Dozing polar bear, Indianapolis Zoo

Thursday, December 14, 2006

O Fir tree dark

Back in the early part of November, the family and I were exploring in the Cascades, and we came upon a Christmas tree farm. That happens a lot. Oregon is the largest Christmas tree producing state in the union, along with North Carolina, where I also used to live. But as we approached the neat lines of trees, we saw a helicopter zinging back and forth over the grove. It had a magnet attached, and would pick up a tree, zip back to a large truck, drop it, and repeat the process. Harvest time! It was riveting in its way. I shot a few frames, and the husband, kid and I stood gazing at it for a long while. Mr. T even shot some video, with permission of the folks onsite:



I doubt many people pause to consider Christmas tree production as a form of agriculture. Likely, even fewer consider the environmental impacts of our societal fixation with parking cultivated evergreens in our houses and adorning them with lights and ornaments (which were probably manufactured in China and shipped here on container ships). I'm quite fond of Christmas trees myself. And Americans are not about to give up those trees anytime soon. But what are the impacts, and what are the alternatives?

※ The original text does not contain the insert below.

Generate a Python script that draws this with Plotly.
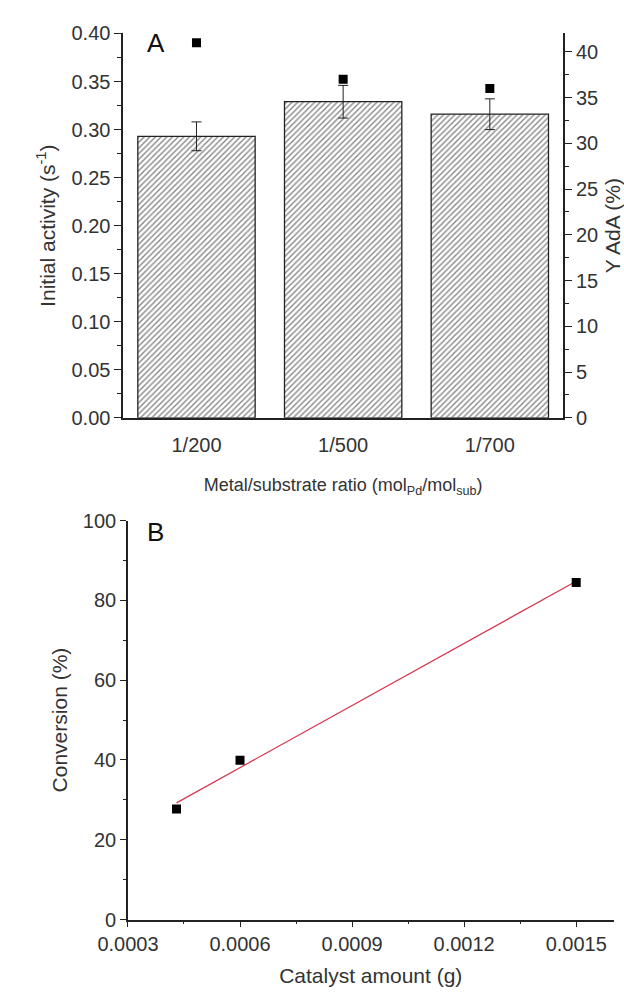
import numpy as np
import plotly.graph_objects as go

# ---- Data ----
ratios = ["1/200", "1/500", "1/700"]
initial_activity = [0.293, 0.329, 0.316]
activity_err = [0.015, 0.017, 0.016]
yield_ada = [41, 37, 36]

catalyst_g = [0.00043, 0.0006, 0.0015]
conversion = [27.7, 39.9, 84.5]

FONT = "Liberation Sans, Arial, sans-serif"
TXT = "#333333"
AX = "#222222"

slope, intercept = np.polyfit(catalyst_g, conversion, 1)
fit_x = [min(catalyst_g), max(catalyst_g)]
fit_y = [slope * v + intercept for v in fit_x]

fig = go.Figure()

fig.add_trace(go.Bar(
    x=ratios, y=initial_activity, width=0.8,
    marker=dict(color="white", line=dict(color="#222222", width=1.3),
                pattern=dict(shape="/", fgcolor="#111111", bgcolor="white", size=4, solidity=0.35)),
    error_y=dict(type="data", array=activity_err, color="#222222", thickness=1, width=5),
    xaxis="x", yaxis="y", showlegend=False))

fig.add_trace(go.Scatter(
    x=ratios, y=yield_ada, mode="markers",
    marker=dict(symbol="square", size=9, color="black"),
    xaxis="x", yaxis="y2", showlegend=False))

fig.add_trace(go.Scatter(
    x=fit_x, y=fit_y, mode="lines", line=dict(color="#d7334a", width=1.2),
    xaxis="x2", yaxis="y3", showlegend=False))

fig.add_trace(go.Scatter(
    x=catalyst_g, y=conversion, mode="markers",
    marker=dict(symbol="square", size=9, color="black"),
    xaxis="x2", yaxis="y3", showlegend=False))

axcommon = dict(showline=True, linecolor=AX, linewidth=1.5, showgrid=False, zeroline=False,
                tickfont=dict(family=FONT, size=20, color=TXT), tickcolor=AX, ticks="outside")

fig.update_layout(
    width=624, height=1000, margin=dict(l=0, r=0, t=0, b=0),
    paper_bgcolor="white", plot_bgcolor="white",
    font=dict(family=FONT, color=TXT),
    xaxis=dict(axcommon, domain=[0.1554, 0.8974], anchor="y", type="category", range=[-0.5, 2.5],
               ticks="", ticklabelstandoff=8,
               title=dict(text="Metal/substrate ratio (mol<sub>Pd</sub>/mol<sub>sub</sub>)",
                          font=dict(family=FONT, size=18, color=TXT), standoff=24)),
    yaxis=dict(axcommon, domain=[0.584, 0.977], anchor="x", range=[0, 0.4], dtick=0.05,
               tickformat=".2f", ticklen=7,
               minor=dict(ticks="outside", dtick=0.025, ticklen=4, tickcolor=AX),
               title=dict(text="Initial activity (s<sup>-1</sup>)",
                          font=dict(family=FONT, size=21, color=TXT), standoff=10)),
    yaxis2=dict(axcommon, overlaying="y", side="right", anchor="x", range=[0, 42], dtick=5, ticklen=7,
                minor=dict(ticks="outside", dtick=2.5, ticklen=4, tickcolor=AX),
                title=dict(text="Y AdA (%)", font=dict(family=FONT, size=21, color=TXT), standoff=8)),
    xaxis2=dict(axcommon, domain=[0.1635, 0.9824], anchor="y3", range=[0.0003, 0.0016],
                tick0=0.0003, dtick=0.0003, tickformat=".4f", exponentformat="none", ticklen=6,
                minor=dict(ticks="outside", dtick=0.00015, ticklen=3, tickcolor=AX),
                title=dict(text="Catalyst amount (g)", font=dict(family=FONT, size=21, color=TXT), standoff=14)),
    yaxis3=dict(axcommon, domain=[0.071, 0.479], anchor="x2", range=[0, 100], dtick=20, ticklen=6,
                minor=dict(ticks="outside", dtick=10, ticklen=3, tickcolor=AX),
                title=dict(text="Conversion (%)", font=dict(family=FONT, size=21, color=TXT), standoff=9)),
    annotations=[
        dict(text="A", x=0.05, y=1.02, xref="x domain", yref="y domain", xanchor="left", yanchor="top",
             showarrow=False, font=dict(family=FONT, size=26, color="#111111")),
        dict(text="B", x=0.035, y=1.015, xref="x2 domain", yref="y3 domain", xanchor="left", yanchor="top",
             showarrow=False, font=dict(family=FONT, size=26, color="#111111")),
    ],
)

fig.write_html("out.html")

Christmas tree farming isn’t totally devoid of environmental benefits. Like any other trees, they’re carbon sinks. But – you knew that was coming – an Ohio State University study found that pine plantations are not as effective at retaining carbon as hardwood or natural pine forests. That same study estimated that an area the size of Los Angeles is converted to pine plantations each year. So, replacing hardwoods and natural pine with pine plantations is a net negative, carbonwise.

And that’s not all.

Christmas trees farms also rely significantly on pesticides. (Though it appears there is some debate about how much.) There are, naturally, human and environmental costs to this. Aside from the degree to which properly applied pesticides endanger environmental and public health, which also appears to be a matter of debate*, it’s important to note that not all pesticides are applied properly.

This article observes that many (often Spanish-speaking) farmworkers often receive little training in pesticide use. What’s more, the instructions on the containers are written in English, a language many don't understand. In addition, many of these seasonal farmworkers live very near the fields on which those pesticides have been sprayed, further ratcheting up their exposure.

And yet, while some Christmas tree growers are moving toward pesticide-free practices, they are still few and far between. That the organic Christmas tree market is still so small suggests to me that most folks buy organic to avoid ingesting harmful substances, and that concerns for putting pesticides into the environment and worker pesticide exposure are less a part of the collective consciousness.

You may have a hard time finding an organic tree. Even living in Oregon, I have yet to find an outlet for organic trees. Go here to determine if you can get one in your area.

2007 Update: There are quite a few folks googling their way onto this post. If you find a source for organic trees and/or greenery, would you kindly let us know in a comment on this post? Lots of people are looking, and it would be lovely if they could find something.




*The Agricultural Health Study, a long-term study of farm families and commercial pesticide applicators in Iowa and North Carolina, has found that farmers generally have a lower cancer risk than the general public, but:

“Other findings include the suggestion of an association between exposure to specific pesticides and higher risk of specific cancers. The suggested associations include: prostate cancer and methyl bromide, immune/blood cancers and alachlor, lung cancer and chlorpyrifos, and some evidence of increased breast cancer associated with exposure to several pesticides."

2 comments:

JLB said...

Thank you so much for addressing some of these issues with Christmas tree farming. The pesticide usage issue is one that really nags at my mind, and I too would like to see an increase in organic Christmas tree farming. Still, I think that it's great to purchase locally-grown trees, and even better to buy live ones, and plant them in the ground! :)

Here is another place where you can look for organic trees:

http://www.ecobusinesslinks.com/organic_christmas_trees.htm

Not the prettiest site, and it's a short listing, but it gets the job done.

By the by, the helicopter thing sounds so awesome... I hope you can share one of those pictures!

JLB

JLB said...

Oh yes, yes! Thank you so much for sharing that video clip - absolutely excellent!